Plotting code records
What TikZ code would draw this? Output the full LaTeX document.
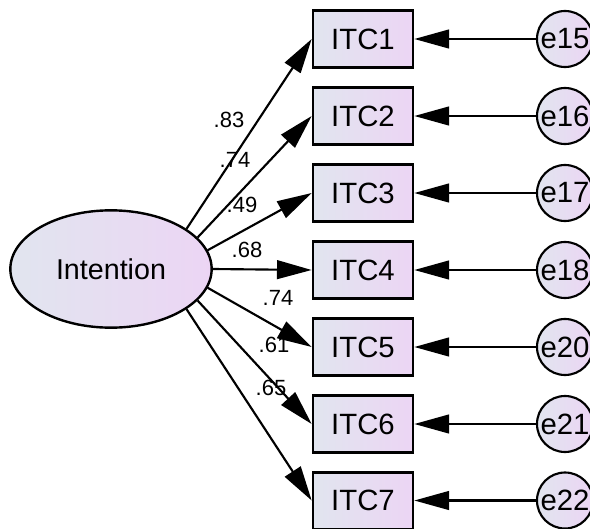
\documentclass[tikz,border=0pt]{standalone}
\usepackage{fontspec}
\setmainfont{Liberation Sans}
\usetikzlibrary{shapes.geometric,arrows.meta}

\definecolor{shadeL}{RGB}{225,229,239}
\definecolor{shadeR}{RGB}{236,213,244}

\tikzset{every picture/.style={line width=0.75pt}}
\tikzset{
  obs/.style={draw, line width=2, left color=shadeL, right color=shadeR, minimum width=75pt, minimum height=42.5pt, inner sep=0pt, font=\fontsize{22}{22}\selectfont},
  err/.style={draw, circle, line width=1.6, left color=shadeL, right color=shadeR, minimum size=42pt, inner sep=0pt, font=\fontsize{22}{22}\selectfont},
  lat/.style={draw, ellipse, line width=1.8, left color=shadeL, right color=shadeR, minimum width=151pt, minimum height=88pt, inner sep=0pt, font=\fontsize{21.5}{21.5}\selectfont},
  path/.style={line width=1.6, -{Triangle[length=26pt,width=14pt]}},
  coef/.style={font=\fontsize{16.5}{16.5}\selectfont, inner sep=0pt}
}

\begin{document}
\begin{tikzpicture}[x=0.75pt,y=0.75pt,yscale=-1,xscale=1]
\clip (0,0) rectangle (590,529); %set diagram size 590 x 529

%Shape: Ellipse
\node [lat] (intent) at (111,269) {Intention};

%Shape: Rectangle
\node [obs] (itc1) at (363,39) {ITC1};
\node [obs] (itc2) at (363,116) {ITC2};
\node [obs] (itc3) at (363,193) {ITC3};
\node [obs] (itc4) at (363,270) {ITC4};
\node [obs] (itc5) at (363,347) {ITC5};
\node [obs] (itc6) at (363,424) {ITC6};
\node [obs] (itc7) at (363,500.5) {ITC7};

%Shape: Circle
\node [err] (e15) at (565,39) {e15};
\node [err] (e16) at (565,116) {e16};
\node [err] (e17) at (565,193) {e17};
\node [err] (e18) at (565,270) {e18};
\node [err] (e20) at (565,347) {e20};
\node [err] (e21) at (565,424) {e21};
\node [err] (e22) at (565,500.5) {e22};

%Straight Lines
\draw [path] (intent.28) -- (itc1.west);
\draw [path] (intent.20) -- (itc2.west);
\draw [path] (intent.11) -- (itc3.west);
\draw [path] (intent.0) -- (itc4.west);
\draw [path] (intent.-11) -- (itc5.west);
\draw [path] (intent.-20) -- (itc6.west);
\draw [path] (intent.-28) -- (itc7.west);

\draw [path] (e15) -- (itc1);
\draw [path] (e16) -- (itc2);
\draw [path] (e17) -- (itc3);
\draw [path] (e18) -- (itc4);
\draw [path] (e20) -- (itc5);
\draw [path] (e21) -- (itc6);
\draw [path] (e22) -- (itc7);

% Text Node
\node [coef] (w1) at (229,120) {.83};
\node [coef] (w2) at (235,160) {.74};
\node [coef] (w3) at (242,205) {.49};
\node [coef] (w4) at (247,250) {.68};
\node [coef] (w5) at (278,298) {.74};
\node [coef] (w6) at (274,345) {.61};
\node [coef] (w7) at (271,388) {.65};

\end{tikzpicture}
\end{document}
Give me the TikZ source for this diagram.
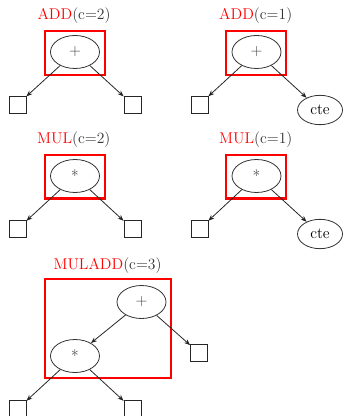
\documentclass[tikz,border=0pt]{standalone}
\usetikzlibrary{shapes.geometric,arrows.meta}
\begin{document}
\begin{tikzpicture}[x=0.75pt,y=-0.75pt,
  font=\fontsize{11.7}{14}\selectfont,
  opnode/.style={ellipse,draw=black!80,line width=0.6pt,minimum width=36.75pt,minimum height=24.75pt,inner sep=0pt,text=black!75},
  ctenode/.style={ellipse,draw=black!80,line width=0.6pt,minimum width=33.75pt,minimum height=22pt,inner sep=0pt},
  leaf/.style={rectangle,draw=black!85,line width=0.6pt,minimum size=12.75pt,inner sep=0pt},
  redbox/.style={draw=red,line width=1.5pt},
  title/.style={anchor=base,inner sep=0pt,text=black!80},
  arr/.style={-{Stealth[length=4.5pt,width=3.5pt]},draw=black!85,line width=0.6pt}]
\useasboundingbox (0,0) rectangle (344,416);

% ADD (c=2)
\node[title] (t1) at (74,19.5) {\textcolor{red}{ADD}(c=2)};
\draw[redbox] (44.5,31) rectangle (105,75);
\node[opnode] (e1) at (75,52) {+};
\node[leaf] (s1a) at (17.5,104.5) {};
\node[leaf] (s1b) at (132.5,104.5) {};
\draw[arr] (e1) -- (s1a);
\draw[arr] (e1) -- (s1b);

% ADD (c=1)
\node[title] (t2) at (255.7,19.5) {\textcolor{red}{ADD}(c=1)};
\draw[redbox] (226,31) rectangle (286,75);
\node[opnode] (e2) at (256.5,52) {+};
\node[leaf] (s2a) at (199.5,104.5) {};
\node[ctenode] (c2) at (320,110) {cte};
\draw[arr] (e2) -- (s2a);
\draw[arr] (e2) -- (c2);

% MUL (c=2)
\node[title] (t3) at (73.8,144) {\textcolor{red}{MUL}(c=2)};
\draw[redbox] (44.5,155) rectangle (105,198.5);
\node[opnode] (e3) at (75,176) {*};
\node[leaf] (s3a) at (17.5,229) {};
\node[leaf] (s3b) at (132.5,229) {};
\draw[arr] (e3) -- (s3a);
\draw[arr] (e3) -- (s3b);

% MUL (c=1)
\node[title] (t4) at (255.8,144) {\textcolor{red}{MUL}(c=1)};
\draw[redbox] (226,155) rectangle (286,198.5);
\node[opnode] (e4) at (256.5,176) {*};
\node[leaf] (s4a) at (199.5,229) {};
\node[ctenode] (c4) at (320,234) {cte};
\draw[arr] (e4) -- (s4a);
\draw[arr] (e4) -- (c4);

% MULADD (c=3)
\node[title] (t5) at (107.5,269) {\textcolor{red}{MULADD}(c=3)};
\draw[redbox] (45,279) rectangle (171,378);
\node[opnode] (ep) at (141.5,302) {+};
\node[opnode] (em) at (75,356) {*};
\node[leaf] (s5r) at (199,353) {};
\node[leaf] (s5a) at (17.5,409) {};
\node[leaf] (s5b) at (132.5,409) {};
\draw[arr] (ep) -- (em);
\draw[arr] (ep) -- (s5r);
\draw[arr] (em) -- (s5a);
\draw[arr] (em) -- (s5b);
\end{tikzpicture}
\end{document}
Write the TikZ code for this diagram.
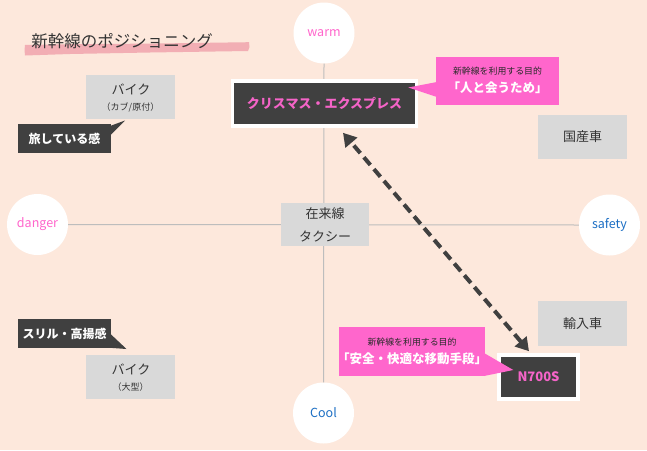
\documentclass[tikz,border=0pt]{standalone}
\usepackage{fontspec}
\setmainfont{Noto Sans CJK JP}
\usetikzlibrary{arrows.meta,calc}
\definecolor{bg}{HTML}{FDE8DC}
\definecolor{gbox}{HTML}{D9D9D9}
\definecolor{darkc}{HTML}{404040}
\definecolor{pinkc}{HTML}{FF66CC}
\definecolor{pinktxt}{HTML}{F564C8}
\definecolor{bluetxt}{HTML}{1C6FC4}
\definecolor{brush}{HTML}{F2AEB4}
\definecolor{axisc}{HTML}{BDBDBD}
\definecolor{txt}{HTML}{333333}
\definecolor{cotxt}{HTML}{2A2A2A}
\begin{document}
\begin{tikzpicture}[x=1pt,y=-1pt,
  graybox/.style={fill=gbox, inner sep=0pt, minimum width=89pt, minimum height=44pt, align=center, text=txt},
  bigtxt/.style={font=\fontsize{13}{15}\selectfont},
  smalltxt/.style={font=\fontsize{9}{11}\selectfont},
  darklbl/.style={fill=darkc, text=white, font=\bfseries\fontsize{12}{14}\selectfont, inner sep=0pt, minimum width=93pt, minimum height=29pt},
  hero/.style={fill=darkc, draw=white, line width=3.6pt, text=pinktxt, font=\bfseries\fontsize{13}{15}\selectfont, inner sep=0pt},
  circ/.style={circle, fill=white, minimum size=61pt, inner sep=0pt, font=\fontsize{12.5}{14}\selectfont},
  callout/.style={fill=pinkc, inner sep=0pt},
  cosmall/.style={text=cotxt, inner sep=0pt, font=\fontsize{8.9}{10}\selectfont},
  cobig/.style={text=white, inner sep=0pt, font=\bfseries\fontsize{12.5}{14}\selectfont},
  axisline/.style={draw=axisc, line width=1pt},
  dasharrow/.style={draw=darkc, line width=4pt, dash pattern=on 10pt off 5.5pt, {Triangle[length=13pt,width=15pt]}-{Triangle[length=13pt,width=15pt]}}
]
\fill[bg] (0,0) rectangle (647,450);
\useasboundingbox (0,0) rectangle (647,450);

% title
\fill[brush] (25,45) -- (70,44.2) -- (150,43.6) -- (249,42.2) -- (249.5,47) -- (248,51) -- (150,52.5) -- (70,54) -- (25,55.5) -- (24.5,50) -- cycle;
\node[text=txt, inner sep=0pt, font=\fontsize{16.5}{18}\selectfont] (title) at (122,41.5) {新幹線のポジショニング};

% axis circles
\node[circ, text=pinkc] (warm) at (324,33) {warm};
\node[circ, text=bluetxt] (cool) at (323.5,413) {Cool};
\node[circ, text=pinkc] (danger) at (37.5,224.5) {danger};
\node[circ, text=bluetxt] (safety) at (609.5,225) {safety};

% axes
\draw[axisline] (warm.south) -- (cool.north);
\draw[axisline] (danger.east) -- (safety.west);

% gray boxes
\node[graybox] (bike1) at (130.5,97) {};
\node[bigtxt, text=txt, inner sep=0pt] (bike1a) at (131,89) {バイク};
\node[smalltxt, text=txt, inner sep=0pt] (bike1b) at (130.5,107.5) {（カブ/原付）};

\node[graybox] (kokusan) at (582.5,137) {};
\node[bigtxt, text=txt, inner sep=0pt] (kokusant) at (582.5,137) {国産車};

\node[graybox, minimum width=88pt, minimum height=43pt] (zairai) at (325,224.5) {};
\node[bigtxt, text=txt, inner sep=0pt] (zairaia) at (325,214) {在来線};
\node[bigtxt, text=txt, inner sep=0pt] (zairaib) at (325,236) {タクシー};

\node[graybox, minimum height=45pt] (yunyu) at (582.5,323.5) {};
\node[bigtxt, text=txt, inner sep=0pt] (yunyut) at (582.5,323.5) {輸入車};

\node[graybox] (bike2) at (130.5,377) {};
\node[bigtxt, text=txt, inner sep=0pt] (bike2a) at (131,369) {バイク};
\node[smalltxt, text=txt, inner sep=0pt] (bike2b) at (130.5,387) {（大型）};

% dark labels with tails
\fill[darkc] (110,126) -- (125,120.5) -- (110,135.5) -- cycle;
\node[darklbl] (tabi) at (64.5,138.5) {旅している感};
\fill[darkc] (110,333.5) -- (126.5,349) -- (110,347.8) -- cycle;
\node[darklbl] (thrill) at (64.5,333.5) {スリル・高揚感};

% hero boxes
\node[hero, minimum width=184pt, minimum height=45pt] (xmas) at (324.5,103.5) {クリスマス・エクスプレス};
\node[hero, minimum width=79.5pt, minimum height=44pt] (n700) at (538.5,377) {N700S};

% callouts
\fill[pinkc] (437,82) -- (408.3,87.5) -- (437,97) -- cycle;
\node[callout, minimum width=123pt, minimum height=48pt] (co1) at (497.5,81) {};
\node[cosmall] (co1a) at (497.5,71) {新幹線を利用する目的};
\node[cobig] (co1b) at (497.5,87.5) {「人と会うため」};

\fill[pinkc] (484,353) -- (513.3,370) -- (484,376) -- cycle;
\node[callout, minimum width=146pt, minimum height=49pt] (co2) at (412,351.5) {};
\node[cosmall] (co2a) at (412,342) {新幹線を利用する目的};
\node[cobig] (co2b) at (412,359) {「安全・快適な移動手段」};

% dashed double arrow
\draw[dasharrow] ($(n700.north)+(-9.5,-2)$) -- ($(xmas.south)+(18.5,5)$);
\end{tikzpicture}
\end{document}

SHORT PROBLEM: Reproduce the material above exactly, first line through the line that contains "[lat] (intent) at", minus the pictures.

FINISHED TASK:
What TikZ code would draw this? Output the full LaTeX document.
\documentclass[tikz,border=0pt]{standalone}
\usepackage{fontspec}
\setmainfont{Liberation Sans}
\usetikzlibrary{shapes.geometric,arrows.meta}

\definecolor{shadeL}{RGB}{225,229,239}
\definecolor{shadeR}{RGB}{236,213,244}

\tikzset{every picture/.style={line width=0.75pt}}
\tikzset{
  obs/.style={draw, line width=2, left color=shadeL, right color=shadeR, minimum width=75pt, minimum height=42.5pt, inner sep=0pt, font=\fontsize{22}{22}\selectfont},
  err/.style={draw, circle, line width=1.6, left color=shadeL, right color=shadeR, minimum size=42pt, inner sep=0pt, font=\fontsize{22}{22}\selectfont},
  lat/.style={draw, ellipse, line width=1.8, left color=shadeL, right color=shadeR, minimum width=151pt, minimum height=88pt, inner sep=0pt, font=\fontsize{21.5}{21.5}\selectfont},
  path/.style={line width=1.6, -{Triangle[length=26pt,width=14pt]}},
  coef/.style={font=\fontsize{16.5}{16.5}\selectfont, inner sep=0pt}
}

\begin{document}
\begin{tikzpicture}[x=0.75pt,y=0.75pt,yscale=-1,xscale=1]
\clip (0,0) rectangle (590,529); %set diagram size 590 x 529

%Shape: Ellipse
\node [lat] (intent) at (111,269) {Intention};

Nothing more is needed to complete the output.